I would say that the behaviour defined as 'intelligent' or 'skillful' in this article, such as the healing of injuries or light sensitivity of stomata are misnomers. To describe such behaviour as intelligent is attempting to mystify what is (to me at least) a process of mechanistic adaptation.
Then, to my third point, the author goes from vague mystification straight into pseudoscientific theory such as cellular memory, the section of which is fairly underrefferenced for something described as a 'well defined phenomenon'. After that, he does the bold claim that 'the brain's capacity fundamentally redies in the intraneuronal data processing rather than mere interneuronal activity', citing for this that neurons change when exited regularly. In other words: brains do not cause intelligence because of neuronal interactions, but because neurons themselves already are intelligent. He then goes on about how he found the modulated sound of a neuron's spike activity 'hypnotic' and having voicelike quantities. He then makes the vexing statement 'The clear impression is that we are listening to the discrete signals with which one neuron in some sense addresses another'.
This statement should not be vexing. However, the intention behind it makes it so. The entire purpose of neuronal spike activity is to propagate information to the next neuron. So it is very much the descrete signal with which a neuron addresses others. However, the author clearly intended this sentence to convey the idea that the cell itself is holding some intelligent conversation with a neighbour.
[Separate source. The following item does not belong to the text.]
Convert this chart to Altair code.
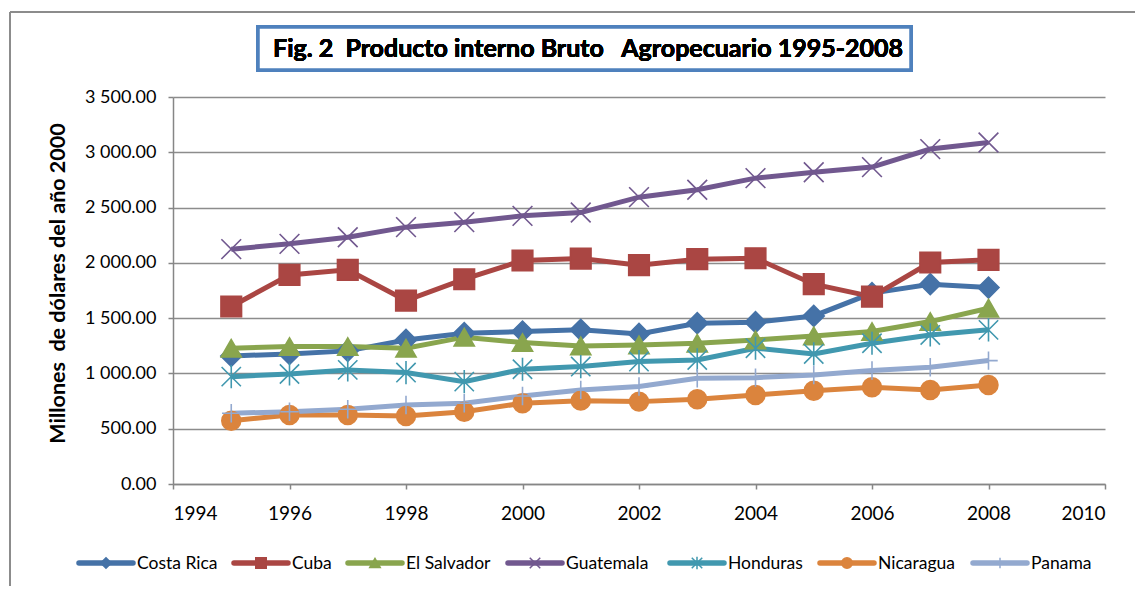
import altair as alt
import pandas as pd

years = list(range(1995, 2009))
series_names = ["Costa Rica", "Cuba", "El Salvador", "Guatemala", "Honduras", "Nicaragua", "Panama"]
costa_rica = [1158, 1176, 1204, 1303, 1364, 1379, 1394, 1357, 1454, 1463, 1520, 1726, 1807, 1777]
cuba = [1605, 1891, 1937, 1659, 1852, 2021, 2039, 1979, 2033, 2042, 1807, 1695, 2003, 2027]
el_salvador = [1228, 1243, 1243, 1228, 1328, 1279, 1249, 1258, 1273, 1303, 1339, 1379, 1469, 1590]
guatemala = [2124, 2172, 2232, 2323, 2368, 2425, 2455, 2594, 2661, 2766, 2820, 2866, 3029, 3089]
honduras = [971, 995, 1032, 1008, 926, 1038, 1062, 1107, 1122, 1228, 1176, 1273, 1348, 1394]
nicaragua = [573, 624, 624, 615, 654, 730, 754, 745, 766, 805, 844, 875, 851, 896]
panama = [640, 654, 676, 715, 730, 796, 851, 881, 956, 962, 986, 1026, 1056, 1116]
x_ticks = [1994, 1996, 1998, 2000, 2002, 2004, 2006, 2008, 2010]
y_ticks = [0, 500, 1000, 1500, 2000, 2500, 3000, 3500]
title_text = "Fig. 2\u00a0 Producto interno Bruto\u00a0\u00a0 Agropecuario 1995-2008"
y_title = "Millones\u00a0 de dólares del año 2000"

colors = ["#4572A7", "#AA4643", "#89A54E", "#71588F", "#4198AF", "#DB843D", "#93A9CF"]
shapes = ["diamond", "square", "triangle-up",
          "M-1,-1L1,1M-1,1L1,-1",
          "M-1,-1L1,1M-1,1L1,-1M0,-1.2L0,1.2",
          "circle",
          "M0,-1L0,1M-1,0L1,0"]
sizes = [440, 340, 420, 324, 324, 361, 300]
widths = [5, 5, 5, 6, 5, 5, 5]

values = [costa_rica, cuba, el_salvador, guatemala, honduras, nicaragua, panama]
rows = []
for i, (name, vals) in enumerate(zip(series_names, values)):
    for y, v in zip(years, vals):
        rows.append({"pais": name, "year": y, "value": v, "order": i})
df = pd.DataFrame(rows)

FONT = "Lato"
W, H = 932, 387

color_scale = alt.Scale(domain=series_names, range=colors)
shape_scale = alt.Scale(domain=series_names, range=shapes)
size_scale = alt.Scale(domain=series_names, range=sizes)
width_scale = alt.Scale(domain=series_names, range=widths)

xenc = alt.X("year:Q", scale=alt.Scale(domain=[1994, 2010], nice=False),
             axis=alt.Axis(values=x_ticks, format="d", title=None, grid=False,
                           labelFontSize=19, labelFont=FONT, labelColor="black",
                           labelPadding=15, tickSize=5, tickColor="#868686", tickWidth=1.5,
                           domainColor="#868686", domainWidth=1.5))
yenc = alt.Y("value:Q", scale=alt.Scale(domain=[0, 3500], nice=False),
             axis=alt.Axis(values=y_ticks, title=y_title,
                           labelExpr="replace(format(datum.value, ',.2f'), ',', ' ')",
                           labelFontSize=18, labelFont=FONT, labelColor="black",
                           labelPadding=12, tickSize=5, tickColor="#868686", tickWidth=1.5,
                           domainColor="#868686", domainWidth=1.5,
                           gridColor="#8c8c8c", gridWidth=1.5,
                           titleFont=FONT, titleFontSize=21.5, titleFontWeight="bold",
                           titleColor="black", titleX=-109, titleY=186,
                           titleAngle=270, titleAlign="center", titleBaseline="alphabetic"))

base = alt.Chart(df)
lines = base.mark_line().encode(
    x=xenc, y=yenc,
    color=alt.Color("pais:N", scale=color_scale, legend=None),
    strokeWidth=alt.StrokeWidth("pais:N", scale=width_scale, legend=None),
    detail="pais:N",
    order=alt.Order("year:Q"),
)
points = base.mark_point(filled=False, strokeWidth=1.6, opacity=1).encode(
    x="year:Q", y="value:Q",
    shape=alt.Shape("pais:N", scale=shape_scale, legend=None),
    size=alt.Size("pais:N", scale=size_scale, legend=None),
    fill=alt.Fill("pais:N", scale=color_scale, legend=None),
    stroke=alt.Stroke("pais:N", scale=color_scale, legend=None),
)
main = alt.layer(lines, points)

# manual legend (layout in pixel offsets from the plot's left edge)
leg_line_start = [-94, 61, 175, 335, 497, 647, 800]
leg_line_len = 54
leg_df = pd.DataFrame({
    "pais": series_names,
    "x1": leg_line_start,
    "x2": [s + leg_line_len for s in leg_line_start],
    "xm": [s + leg_line_len / 2 for s in leg_line_start],
    "xt": [s + leg_line_len + 4 for s in leg_line_start],
})
lx = alt.Scale(domain=[0, W], range=[0, W])
leg_y = 466
leg_base = alt.Chart(leg_df)
leg_lines = leg_base.mark_rule(strokeWidth=5.5, strokeCap="round").encode(
    x=alt.X("x1:Q", scale=lx, axis=None), x2="x2:Q", y=alt.value(leg_y),
    color=alt.Color("pais:N", scale=color_scale, legend=None))
leg_pts = leg_base.mark_point(filled=False, strokeWidth=1.5, opacity=1).encode(
    x=alt.X("xm:Q", scale=lx, axis=None), y=alt.value(leg_y),
    shape=alt.Shape("pais:N", scale=shape_scale, legend=None),
    size=alt.value(110),
    fill=alt.Fill("pais:N", scale=color_scale, legend=None),
    stroke=alt.Stroke("pais:N", scale=color_scale, legend=None))
leg_text = leg_base.mark_text(align="left", baseline="middle", font=FONT, fontSize=17.5,
                              color="black").encode(
    x=alt.X("xt:Q", scale=lx, axis=None), y=alt.value(leg_y + 1), text="pais:N")
legend = alt.layer(leg_lines, leg_pts, leg_text)

# decorations: outer frame, title box
frame_left = alt.Chart(leg_df).mark_rule(color="#8c8c8c", strokeWidth=1.5).encode(
    x=alt.value(-163), y=alt.value(-85), y2=alt.value(500))
frame_top = alt.Chart(leg_df).mark_rule(color="#8c8c8c", strokeWidth=1.5).encode(
    x=alt.value(-163), x2=alt.value(975), y=alt.value(-85))
title_box = alt.Chart(leg_df).mark_rect(fill="white", stroke="#4F81BD", strokeWidth=3.5).encode(
    x=alt.value(85), x2=alt.value(738), y=alt.value(-70), y2=alt.value(-27))
title_mark = alt.Chart(leg_df).mark_text(font=FONT, fontSize=25, fontWeight="bold",
                                         color="black", align="center", baseline="middle").encode(
    x=alt.value(415), y=alt.value(-48), text=alt.value(title_text))
deco = alt.layer(frame_left, frame_top, title_box, title_mark)

chart = alt.layer(main, legend, deco).resolve_scale(x="independent").properties(
    width=W, height=H,
    autosize=alt.AutoSizeParams(type="none"),
    padding={"left": 165, "top": 89, "right": 30, "bottom": 102},
    background="white",
).configure_view(stroke=None)

chart.save("out.html", embed_options={"renderer": "svg", "actions": False})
This man is a published biologist; how in the hell did he manage to publish this? Did he still have tenure at Cambridge after submitting this? Because I would hope that he'd get some pointed questions and strange looks on his next performance review.
Lastly, there is the language. As I mentioned earlier in this rambling rant, Ford seems more interested in using cheap rethorical tricks such as appeal to authority rather than rational arguments. I find the tone and content to be entirely inappropriate for a article published in something that pretends to be a scientific journal (although the title, description and impact factor of 0.4 all seem to dispute this).
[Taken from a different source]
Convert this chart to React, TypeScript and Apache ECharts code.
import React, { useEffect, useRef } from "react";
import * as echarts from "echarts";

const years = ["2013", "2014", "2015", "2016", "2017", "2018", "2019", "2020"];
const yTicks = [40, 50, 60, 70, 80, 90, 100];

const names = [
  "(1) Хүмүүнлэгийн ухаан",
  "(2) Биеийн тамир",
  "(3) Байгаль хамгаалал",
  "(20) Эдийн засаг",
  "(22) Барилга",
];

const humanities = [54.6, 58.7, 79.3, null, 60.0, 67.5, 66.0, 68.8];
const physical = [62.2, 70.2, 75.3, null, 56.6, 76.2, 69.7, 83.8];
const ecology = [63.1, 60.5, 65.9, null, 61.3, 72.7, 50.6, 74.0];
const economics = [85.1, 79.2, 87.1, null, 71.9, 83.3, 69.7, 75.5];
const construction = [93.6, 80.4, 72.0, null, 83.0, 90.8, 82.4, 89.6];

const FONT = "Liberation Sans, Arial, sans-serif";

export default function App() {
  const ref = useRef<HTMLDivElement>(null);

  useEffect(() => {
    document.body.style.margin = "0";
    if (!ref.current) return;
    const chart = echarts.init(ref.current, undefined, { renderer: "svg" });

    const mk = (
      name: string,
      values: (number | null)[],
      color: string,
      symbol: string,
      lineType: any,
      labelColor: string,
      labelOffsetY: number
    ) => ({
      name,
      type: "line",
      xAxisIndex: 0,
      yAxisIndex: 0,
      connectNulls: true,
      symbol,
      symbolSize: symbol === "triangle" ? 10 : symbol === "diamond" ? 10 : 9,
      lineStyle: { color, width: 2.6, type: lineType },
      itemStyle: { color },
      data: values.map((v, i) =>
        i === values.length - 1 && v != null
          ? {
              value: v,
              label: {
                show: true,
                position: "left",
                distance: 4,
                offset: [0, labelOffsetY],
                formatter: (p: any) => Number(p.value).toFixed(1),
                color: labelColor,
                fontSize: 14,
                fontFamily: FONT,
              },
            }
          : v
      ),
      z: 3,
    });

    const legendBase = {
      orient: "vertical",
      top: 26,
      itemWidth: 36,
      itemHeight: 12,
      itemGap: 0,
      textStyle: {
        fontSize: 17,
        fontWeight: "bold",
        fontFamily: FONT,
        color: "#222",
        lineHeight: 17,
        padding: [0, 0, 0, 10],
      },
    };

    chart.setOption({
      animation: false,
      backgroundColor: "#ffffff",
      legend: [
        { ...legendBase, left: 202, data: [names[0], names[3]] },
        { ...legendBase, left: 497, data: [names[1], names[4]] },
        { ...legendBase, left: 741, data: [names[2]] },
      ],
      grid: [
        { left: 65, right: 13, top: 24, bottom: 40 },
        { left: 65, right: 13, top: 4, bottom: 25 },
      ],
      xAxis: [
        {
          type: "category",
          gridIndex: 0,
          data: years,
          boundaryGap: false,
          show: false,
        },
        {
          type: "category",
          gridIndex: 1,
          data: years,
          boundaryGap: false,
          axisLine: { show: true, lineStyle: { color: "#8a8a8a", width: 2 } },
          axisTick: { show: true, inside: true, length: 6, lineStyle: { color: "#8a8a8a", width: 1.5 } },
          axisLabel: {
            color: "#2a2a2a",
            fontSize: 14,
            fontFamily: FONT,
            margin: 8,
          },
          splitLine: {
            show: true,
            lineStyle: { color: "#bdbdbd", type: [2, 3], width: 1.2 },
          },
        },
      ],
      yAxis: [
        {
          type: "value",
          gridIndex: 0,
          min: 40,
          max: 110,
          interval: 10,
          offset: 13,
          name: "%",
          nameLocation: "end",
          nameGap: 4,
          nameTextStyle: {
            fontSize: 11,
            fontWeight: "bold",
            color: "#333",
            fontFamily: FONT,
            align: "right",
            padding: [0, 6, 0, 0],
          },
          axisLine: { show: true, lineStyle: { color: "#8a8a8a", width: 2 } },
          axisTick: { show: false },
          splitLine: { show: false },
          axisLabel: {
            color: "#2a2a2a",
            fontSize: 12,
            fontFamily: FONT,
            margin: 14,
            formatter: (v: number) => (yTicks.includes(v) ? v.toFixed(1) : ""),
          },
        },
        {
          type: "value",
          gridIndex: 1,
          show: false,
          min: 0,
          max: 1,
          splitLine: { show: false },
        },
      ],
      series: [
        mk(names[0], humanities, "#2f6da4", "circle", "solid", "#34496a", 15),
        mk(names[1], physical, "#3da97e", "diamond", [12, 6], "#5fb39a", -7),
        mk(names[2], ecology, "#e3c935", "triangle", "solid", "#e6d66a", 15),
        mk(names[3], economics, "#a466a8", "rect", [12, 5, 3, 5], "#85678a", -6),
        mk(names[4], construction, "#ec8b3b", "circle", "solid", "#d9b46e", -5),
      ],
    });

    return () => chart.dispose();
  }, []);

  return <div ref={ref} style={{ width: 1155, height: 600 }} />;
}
All in all, this article managed to push all of the many buttons I have.
This was written in 2009. Perhaps one can be kinder to the author in his pleading that looking at cells as individual entities was not getting adequate research focus. Also, things like changes after organ donation do not yet have any scientific explanation.
> This was written in 2009. Perhaps one can be kinder to the author in his pleading that looking at cells as individual entities was not getting adequate research focus.
It wasn't that underresearched in 2009 either, however. Microbiology has always been an active field.
> Also, things like changes after organ donation do not yet have any scientific explanation.
> This was written in 2009. Perhaps one can be kinder to the author in his pleading that looking at cells as individual entities was not getting adequate research focus.
What does the first sentence have to do with the second? What's
changed since 2009 that would be relevant?